In part, it was stubbornness, but it was also due to an aversion to being encased in rubber. I couldn’t stand it! Given the mildness of our winters, more often than not, a 3/2 would induce sweat and overheating and I loathe the feeling of pressure the high-necks put on my throat, the restriction of your movement in the water and the battle to get it off once you’re on the shore.
So when I moved to Whaingaroa (Raglan) in Aotearoa New Zealand I put off buying a 4/3 for as long as I could. The waters of Whaingaroa aren’t icy, but they’re pretty far south in terms of the globe in winter the water is cold by anyone’s measure. By June I found that as I sought waves in the crowd free, winter lineup my muscles would contract, my skin turn red and my teeth would rattle in my head. When I got to shore, I had to high-step to protect my numb toes from scraping unnoticed on the bitumen, and I would battle with club hands as I tried to put the key in the door of my car. It took hours to warm up, and I’m sure I went through unnecessary litres of hot water in my little shower. But even my stubbornness has boundaries.
Once I finally capitulated and bought a heavier wetsuit, I finally came to appreciate the point of them; you can actually go surfing for longer than 15 minutes!
I still struggled with the tightness on my throat, but I began to appreciate the comforting hug of the neoprene and the time I gained in the sea. The sense of protection from fin cuts and rocks, and the added buoyancy when I was in the water. I wouldn’t say these feelings ever developed into love, but they are a genuine sense of appreciation for their role in my surfing life. I remained terrible at getting the whole thing off at the end, to the point where people would be staring at me in the carpark, borderline offering me help. I have a theory that my calves are extra big and that’s why I find it so hard to get the last length of the legs off. Even through that, I appreciated my wetsuit.
But I remained stubborn.
I never bought booties or a hood. Despite rave reviews from my friend that booties are awesome, I decided it was not cold enough for me to give into complete bodily encapsulation, and that a hood was entirely unnecessary in this place.
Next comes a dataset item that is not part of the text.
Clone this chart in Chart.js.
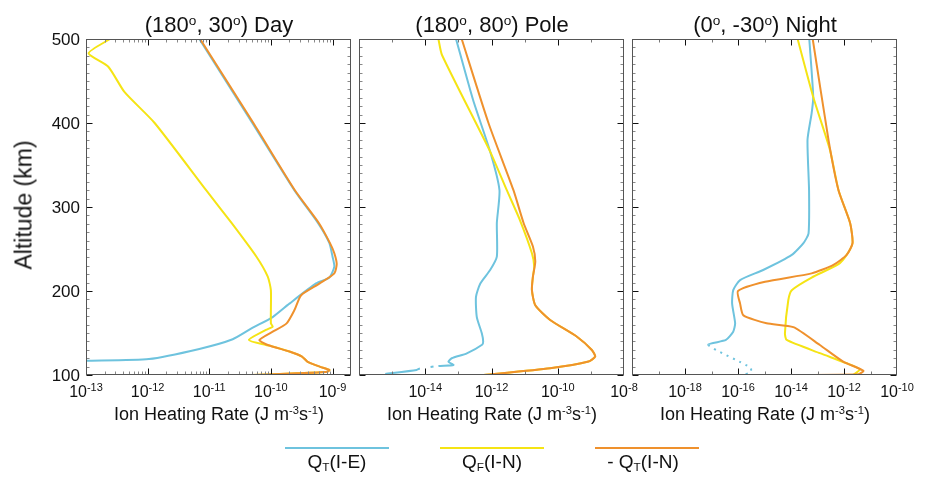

The truth is, I have come to really like the cold. I like the sense of surfing all year when others stay out of the water for a whole season. I like the way being cold slows me down and makes me more considered in my movements. That I have to be careful to go in before the cold hits my bones; that the weather can impose limits on me. I like that I’m not in complete control of things, but that if I work with a knowledge of the sea I can still surf through the winter.
And so in my time in Aotearoa, I never bought booties or a hood, instead relishing the sharp intake of breath the first dunking brought, and the numbness of my hands and feet when I got to shore. As the climate warms and the chance to be cold seems to be melting, I want to feel that where and when I can.
Because there is always somewhere further south. Or north. There are places where those choices to wait until it’s warmer are gone. I’ve not surfed in those places. At opposite poles of the earth I’ve swum in them – swimsuit clad dips in Scotland in summer were even colder than nude swimming in Tasmania in winter – but never surfed there, but I would, I know I would. And I would wrap myself up in boots and hoods and gloves, and I’d whinge about it but I’d appreciate the protection and warmth, and the help of my friends to get it all off again.
I’d do it all just to be in the sea.